Raw data:
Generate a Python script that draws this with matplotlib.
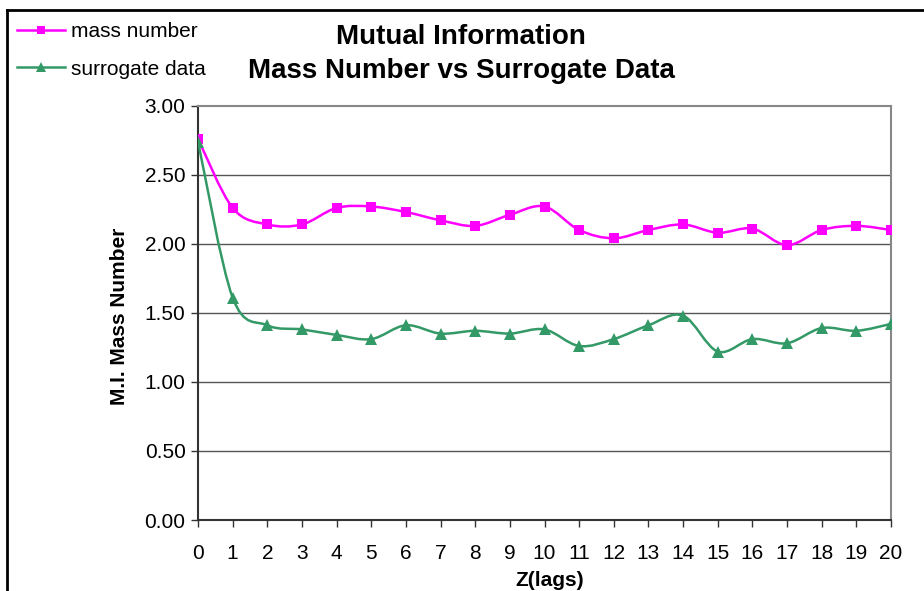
import numpy as np
import matplotlib
matplotlib.use("Agg")
import matplotlib.pyplot as plt
from matplotlib.path import Path
from matplotlib.patches import PathPatch
from matplotlib.lines import Line2D

plt.rcParams['font.family'] = ['Liberation Sans', 'DejaVu Sans']

lags = list(range(21))
mass_number = [2.76, 2.26, 2.14, 2.14, 2.26, 2.27, 2.23, 2.17, 2.13, 2.21, 2.27,
               2.10, 2.04, 2.10, 2.14, 2.08, 2.11, 1.99, 2.10, 2.13, 2.10]
surrogate = [2.74, 1.61, 1.41, 1.38, 1.34, 1.31, 1.41, 1.35, 1.37, 1.35, 1.38,
             1.26, 1.31, 1.41, 1.48, 1.22, 1.31, 1.28, 1.39, 1.37, 1.42]
y_ticks = [0.0, 0.5, 1.0, 1.5, 2.0, 2.5, 3.0]

MAG = '#FF00FF'
GRN = '#339966'


def smooth_path(x, y):
    # Excel-style smoothed line: cubic Bezier segments (Catmull-Rom control points)
    x = np.asarray(x, float)
    y = np.asarray(y, float)
    n = len(x)
    verts = [(x[0], y[0])]
    codes = [Path.MOVETO]
    for i in range(n - 1):
        p0 = np.array([x[max(i - 1, 0)], y[max(i - 1, 0)]])
        p1 = np.array([x[i], y[i]])
        p2 = np.array([x[i + 1], y[i + 1]])
        p3 = np.array([x[min(i + 2, n - 1)], y[min(i + 2, n - 1)]])
        c1 = p1 + (p2 - p0) / 6.0
        c2 = p2 - (p3 - p1) / 6.0
        verts += [tuple(c1), tuple(c2), tuple(p2)]
        codes += [Path.CURVE4] * 3
    return Path(verts, codes)


fig = plt.figure(figsize=(9.24, 5.91), dpi=100)
W, H = 924, 591
ax = fig.add_axes([198 / W, 1 - 520 / H, (891 - 198) / W, (520 - 105.7) / H])

for yv in y_ticks[1:-1]:
    ax.axhline(yv, color='#555555', lw=1.0, zorder=1)

for data, col, mk, ms in [(mass_number, MAG, 's', 7), (surrogate, GRN, '^', 8)]:
    ax.add_patch(PathPatch(smooth_path(lags, data), facecolor='none',
                           edgecolor=col, lw=1.8, zorder=3))
    ax.plot(lags, data, linestyle='none', marker=mk, color=col, ms=ms,
            markeredgewidth=0, zorder=4)

ax.set_xlim(0, 20)
ax.set_ylim(0, 3)
ax.set_xticks(lags)
ax.set_xticklabels([str(v) for v in lags])
ax.set_yticks(y_ticks)
ax.set_yticklabels([f'{v:.2f}' for v in y_ticks])
ax.tick_params(axis='both', labelsize=15, direction='out', length=5, width=1,
               color='#333333', pad=4)
ax.tick_params(axis='x', pad=12)
for side in ['top', 'right']:
    ax.spines[side].set_color('#888888')
    ax.spines[side].set_linewidth(1.5)
for side in ['left', 'bottom']:
    ax.spines[side].set_color('#333333')
    ax.spines[side].set_linewidth(1.5)

fig.text(550 / W, 1 - 581 / H, 'Z(lags)', ha='center', va='center',
         fontsize=15, fontweight='bold')
fig.text(120 / W, 1 - 316 / H, 'M.I. Mass Number', ha='center', va='center',
         rotation=90, fontsize=15, fontweight='bold')

fig.text(461 / W, 1 - 37 / H, 'Mutual Information', ha='center', va='center',
         fontsize=20, fontweight='bold')
fig.text(461 / W, 1 - 71 / H, 'Mass Number vs Surrogate Data', ha='center',
         va='center', fontsize=20, fontweight='bold')

handles = [Line2D([], [], color=MAG, lw=1.8, marker='s', ms=6, markeredgewidth=0),
           Line2D([], [], color=GRN, lw=1.8, marker='^', ms=7, markeredgewidth=0)]
fig.legend(handles, ['mass number', 'surrogate data'], loc='upper left',
           bbox_to_anchor=(17 / W, 1 - 22 / H), frameon=False, fontsize=15,
           handlelength=2.3, handletextpad=0.3, labelspacing=0.9,
           borderaxespad=0, borderpad=0)

# outer chart border (clipped by the figure edges at right and bottom)
fig.add_artist(Line2D([7 / W, 1.0], [1 - 10 / H, 1 - 10 / H], color='black', lw=2))
fig.add_artist(Line2D([7 / W, 7 / W], [0.0, 1 - 10 / H], color='black', lw=2))

fig.savefig('out.png', dpi=100)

What to do:
Repeat only the lines from the beginning of the material through the line containing "GRN = '#339966'", both ends kept, leaving pictures out.

Solution for this problem:
Generate a Python script that draws this with matplotlib.
import numpy as np
import matplotlib
matplotlib.use("Agg")
import matplotlib.pyplot as plt
from matplotlib.path import Path
from matplotlib.patches import PathPatch
from matplotlib.lines import Line2D

plt.rcParams['font.family'] = ['Liberation Sans', 'DejaVu Sans']

lags = list(range(21))
mass_number = [2.76, 2.26, 2.14, 2.14, 2.26, 2.27, 2.23, 2.17, 2.13, 2.21, 2.27,
               2.10, 2.04, 2.10, 2.14, 2.08, 2.11, 1.99, 2.10, 2.13, 2.10]
surrogate = [2.74, 1.61, 1.41, 1.38, 1.34, 1.31, 1.41, 1.35, 1.37, 1.35, 1.38,
             1.26, 1.31, 1.41, 1.48, 1.22, 1.31, 1.28, 1.39, 1.37, 1.42]
y_ticks = [0.0, 0.5, 1.0, 1.5, 2.0, 2.5, 3.0]

MAG = '#FF00FF'
GRN = '#339966'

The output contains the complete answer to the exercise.